> [Input]
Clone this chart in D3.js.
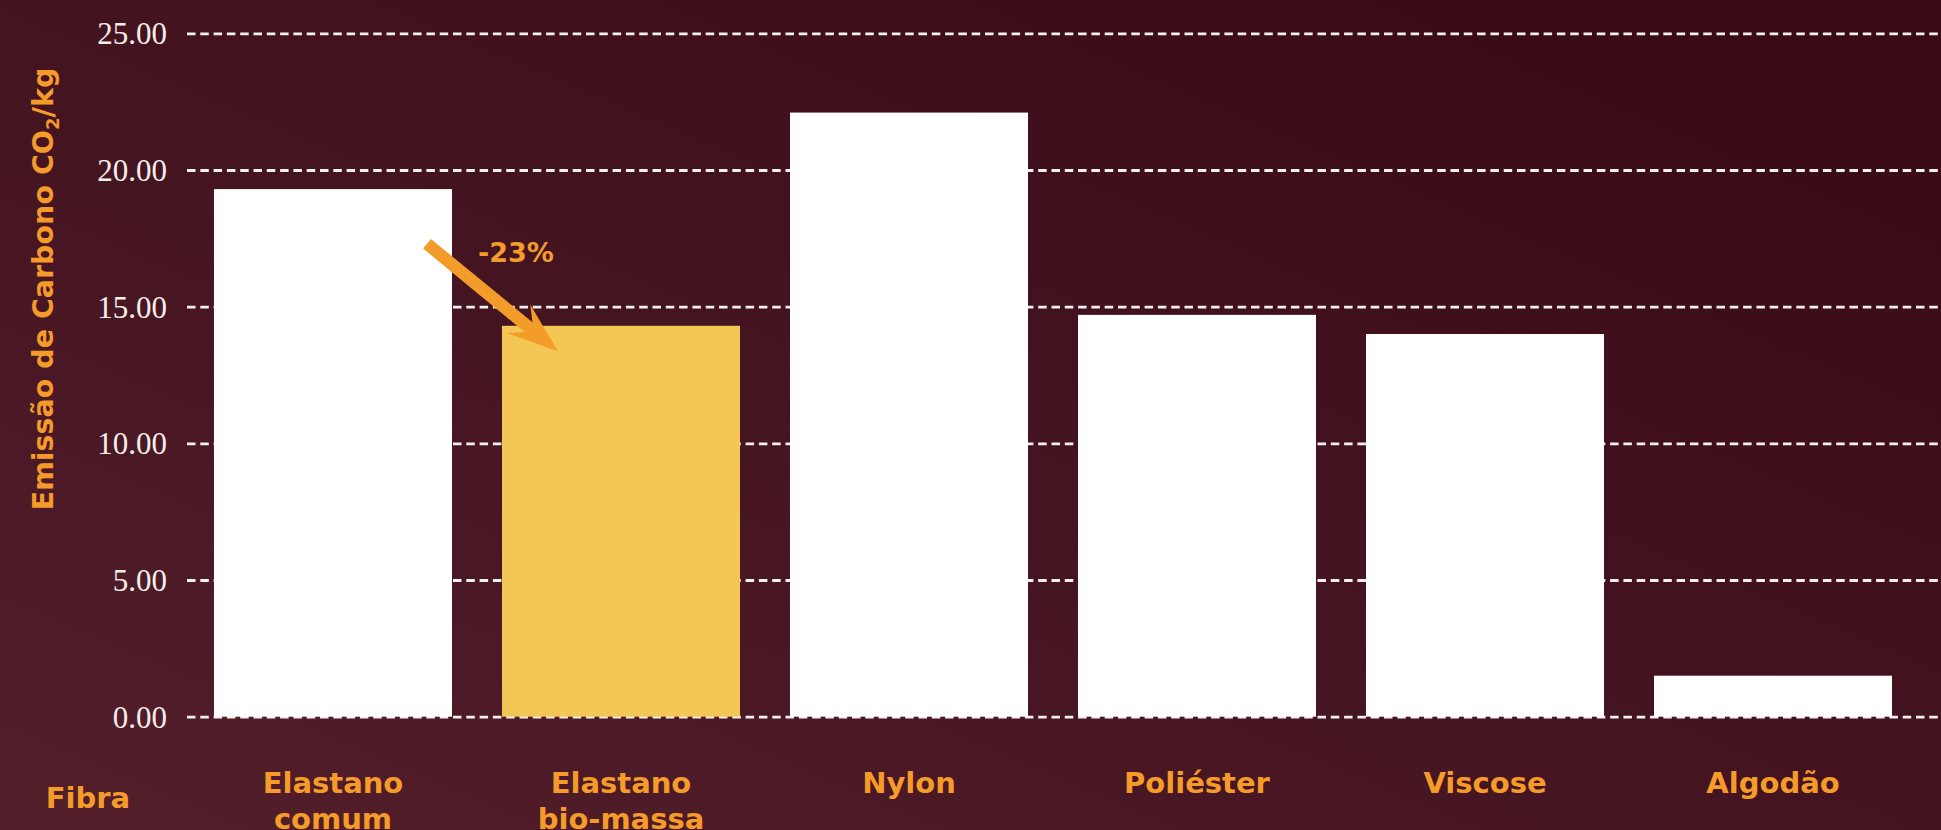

...

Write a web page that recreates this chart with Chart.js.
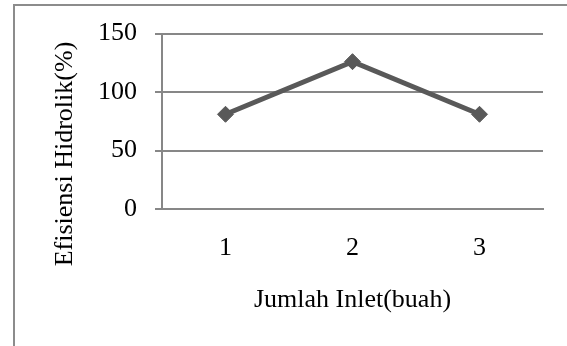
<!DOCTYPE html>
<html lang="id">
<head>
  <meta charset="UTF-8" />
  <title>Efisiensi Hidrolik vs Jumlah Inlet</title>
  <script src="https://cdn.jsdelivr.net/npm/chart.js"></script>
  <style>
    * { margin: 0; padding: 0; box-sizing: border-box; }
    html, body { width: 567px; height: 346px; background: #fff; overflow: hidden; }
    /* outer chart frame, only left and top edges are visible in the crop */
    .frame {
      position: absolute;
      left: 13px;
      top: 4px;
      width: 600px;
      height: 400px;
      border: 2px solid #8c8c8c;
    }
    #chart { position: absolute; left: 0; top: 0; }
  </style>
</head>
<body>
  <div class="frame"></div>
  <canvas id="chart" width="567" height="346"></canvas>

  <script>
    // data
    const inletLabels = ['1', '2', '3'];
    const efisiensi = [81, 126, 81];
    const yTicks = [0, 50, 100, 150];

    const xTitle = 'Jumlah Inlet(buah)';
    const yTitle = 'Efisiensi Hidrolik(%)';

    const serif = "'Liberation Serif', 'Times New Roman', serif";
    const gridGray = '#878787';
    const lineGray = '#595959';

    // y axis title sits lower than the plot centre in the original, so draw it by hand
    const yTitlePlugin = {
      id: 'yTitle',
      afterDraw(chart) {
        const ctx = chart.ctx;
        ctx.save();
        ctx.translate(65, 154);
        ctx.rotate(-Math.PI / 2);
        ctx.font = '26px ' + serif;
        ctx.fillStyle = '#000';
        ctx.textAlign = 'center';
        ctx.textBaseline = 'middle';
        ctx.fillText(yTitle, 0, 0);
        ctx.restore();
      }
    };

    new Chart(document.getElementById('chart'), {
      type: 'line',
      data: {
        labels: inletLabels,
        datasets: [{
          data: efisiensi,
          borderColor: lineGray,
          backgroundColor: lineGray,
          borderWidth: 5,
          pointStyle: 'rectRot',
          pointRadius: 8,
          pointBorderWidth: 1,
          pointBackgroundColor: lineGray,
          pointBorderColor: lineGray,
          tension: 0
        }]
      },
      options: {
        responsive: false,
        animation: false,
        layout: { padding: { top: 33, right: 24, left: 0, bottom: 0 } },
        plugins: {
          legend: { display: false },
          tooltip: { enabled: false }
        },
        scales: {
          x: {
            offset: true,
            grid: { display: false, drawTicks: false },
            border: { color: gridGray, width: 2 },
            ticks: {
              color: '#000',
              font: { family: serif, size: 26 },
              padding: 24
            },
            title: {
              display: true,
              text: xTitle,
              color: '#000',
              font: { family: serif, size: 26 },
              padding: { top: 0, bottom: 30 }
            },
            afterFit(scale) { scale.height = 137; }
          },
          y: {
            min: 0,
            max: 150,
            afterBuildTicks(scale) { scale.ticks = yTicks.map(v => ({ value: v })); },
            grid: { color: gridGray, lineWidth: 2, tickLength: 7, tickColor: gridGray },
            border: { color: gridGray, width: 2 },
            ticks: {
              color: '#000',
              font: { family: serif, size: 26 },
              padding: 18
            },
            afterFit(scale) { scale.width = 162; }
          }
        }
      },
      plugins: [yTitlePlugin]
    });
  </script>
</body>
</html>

--

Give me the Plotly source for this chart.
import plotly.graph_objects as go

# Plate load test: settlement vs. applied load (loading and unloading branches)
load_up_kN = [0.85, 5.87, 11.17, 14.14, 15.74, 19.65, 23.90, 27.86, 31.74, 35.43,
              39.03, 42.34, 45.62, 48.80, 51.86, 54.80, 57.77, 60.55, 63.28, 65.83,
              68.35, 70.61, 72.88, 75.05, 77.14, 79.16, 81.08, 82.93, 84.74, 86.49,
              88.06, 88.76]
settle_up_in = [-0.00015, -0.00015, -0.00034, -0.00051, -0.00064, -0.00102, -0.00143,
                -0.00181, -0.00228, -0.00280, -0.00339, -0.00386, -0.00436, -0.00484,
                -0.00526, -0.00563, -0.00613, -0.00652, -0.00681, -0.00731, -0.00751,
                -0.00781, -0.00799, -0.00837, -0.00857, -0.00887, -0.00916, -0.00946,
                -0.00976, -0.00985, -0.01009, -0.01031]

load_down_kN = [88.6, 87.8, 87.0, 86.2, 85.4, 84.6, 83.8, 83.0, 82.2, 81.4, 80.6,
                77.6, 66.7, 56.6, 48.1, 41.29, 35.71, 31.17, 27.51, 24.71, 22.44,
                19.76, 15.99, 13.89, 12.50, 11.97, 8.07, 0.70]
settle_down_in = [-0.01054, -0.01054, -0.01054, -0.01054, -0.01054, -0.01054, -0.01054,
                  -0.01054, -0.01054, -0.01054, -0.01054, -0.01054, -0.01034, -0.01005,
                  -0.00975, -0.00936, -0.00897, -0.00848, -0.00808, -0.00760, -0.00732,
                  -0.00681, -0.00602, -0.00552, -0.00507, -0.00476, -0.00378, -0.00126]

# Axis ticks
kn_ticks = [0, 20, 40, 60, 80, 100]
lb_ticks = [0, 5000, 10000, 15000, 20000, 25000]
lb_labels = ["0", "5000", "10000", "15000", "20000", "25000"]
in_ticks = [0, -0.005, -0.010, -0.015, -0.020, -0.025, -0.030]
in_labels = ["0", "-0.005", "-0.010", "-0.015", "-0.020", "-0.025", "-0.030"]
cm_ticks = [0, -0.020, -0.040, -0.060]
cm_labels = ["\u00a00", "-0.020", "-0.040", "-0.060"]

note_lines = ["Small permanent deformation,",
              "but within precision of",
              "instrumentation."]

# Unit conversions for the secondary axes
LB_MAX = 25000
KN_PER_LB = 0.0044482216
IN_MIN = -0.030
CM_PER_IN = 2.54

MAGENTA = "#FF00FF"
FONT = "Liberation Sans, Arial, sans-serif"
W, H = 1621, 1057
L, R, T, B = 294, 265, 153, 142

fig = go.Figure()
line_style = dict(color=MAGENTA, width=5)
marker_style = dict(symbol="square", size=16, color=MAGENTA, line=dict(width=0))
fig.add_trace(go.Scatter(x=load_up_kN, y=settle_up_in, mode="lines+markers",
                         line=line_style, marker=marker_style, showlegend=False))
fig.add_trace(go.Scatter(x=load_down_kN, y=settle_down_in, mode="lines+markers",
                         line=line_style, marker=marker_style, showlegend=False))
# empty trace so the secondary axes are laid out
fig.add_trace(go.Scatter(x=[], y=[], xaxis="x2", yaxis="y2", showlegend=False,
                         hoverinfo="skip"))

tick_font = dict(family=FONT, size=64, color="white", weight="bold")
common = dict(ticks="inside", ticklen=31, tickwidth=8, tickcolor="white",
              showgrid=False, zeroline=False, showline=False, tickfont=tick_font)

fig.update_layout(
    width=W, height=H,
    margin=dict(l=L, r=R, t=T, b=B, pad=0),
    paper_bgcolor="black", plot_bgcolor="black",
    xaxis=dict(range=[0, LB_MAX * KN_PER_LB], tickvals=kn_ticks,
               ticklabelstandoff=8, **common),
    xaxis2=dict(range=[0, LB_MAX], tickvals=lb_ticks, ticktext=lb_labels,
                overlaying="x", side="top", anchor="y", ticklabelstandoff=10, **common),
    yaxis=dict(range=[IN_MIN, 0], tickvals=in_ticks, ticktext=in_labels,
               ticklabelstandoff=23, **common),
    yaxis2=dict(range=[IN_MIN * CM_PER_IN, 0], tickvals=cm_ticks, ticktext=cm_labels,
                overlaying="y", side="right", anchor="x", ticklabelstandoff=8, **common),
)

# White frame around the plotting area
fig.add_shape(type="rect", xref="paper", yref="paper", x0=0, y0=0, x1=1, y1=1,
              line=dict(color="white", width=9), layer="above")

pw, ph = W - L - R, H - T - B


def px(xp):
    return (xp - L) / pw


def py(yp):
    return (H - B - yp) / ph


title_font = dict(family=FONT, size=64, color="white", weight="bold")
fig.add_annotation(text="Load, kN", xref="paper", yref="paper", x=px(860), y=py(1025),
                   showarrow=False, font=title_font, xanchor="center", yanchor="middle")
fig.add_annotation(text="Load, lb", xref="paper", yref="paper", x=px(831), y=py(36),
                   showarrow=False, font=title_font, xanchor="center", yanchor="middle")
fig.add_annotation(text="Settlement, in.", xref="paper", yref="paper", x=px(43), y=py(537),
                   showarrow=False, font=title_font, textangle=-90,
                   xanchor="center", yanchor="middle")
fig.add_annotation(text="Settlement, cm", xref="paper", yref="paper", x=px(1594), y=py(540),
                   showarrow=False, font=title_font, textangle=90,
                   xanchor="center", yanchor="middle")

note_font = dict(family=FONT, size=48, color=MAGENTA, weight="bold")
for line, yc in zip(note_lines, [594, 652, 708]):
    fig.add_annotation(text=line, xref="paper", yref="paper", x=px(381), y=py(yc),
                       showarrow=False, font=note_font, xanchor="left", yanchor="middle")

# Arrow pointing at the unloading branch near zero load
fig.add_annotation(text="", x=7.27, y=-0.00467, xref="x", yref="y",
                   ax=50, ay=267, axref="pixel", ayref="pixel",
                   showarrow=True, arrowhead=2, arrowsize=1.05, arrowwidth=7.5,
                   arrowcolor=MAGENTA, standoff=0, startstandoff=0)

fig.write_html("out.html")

> [What is needed]
Search the data above for the word "this", then gather each line in which it appears.

> [Solved problem]
Clone this chart in D3.js.
Write a web page that recreates this chart with Chart.js.
Give me the Plotly source for this chart.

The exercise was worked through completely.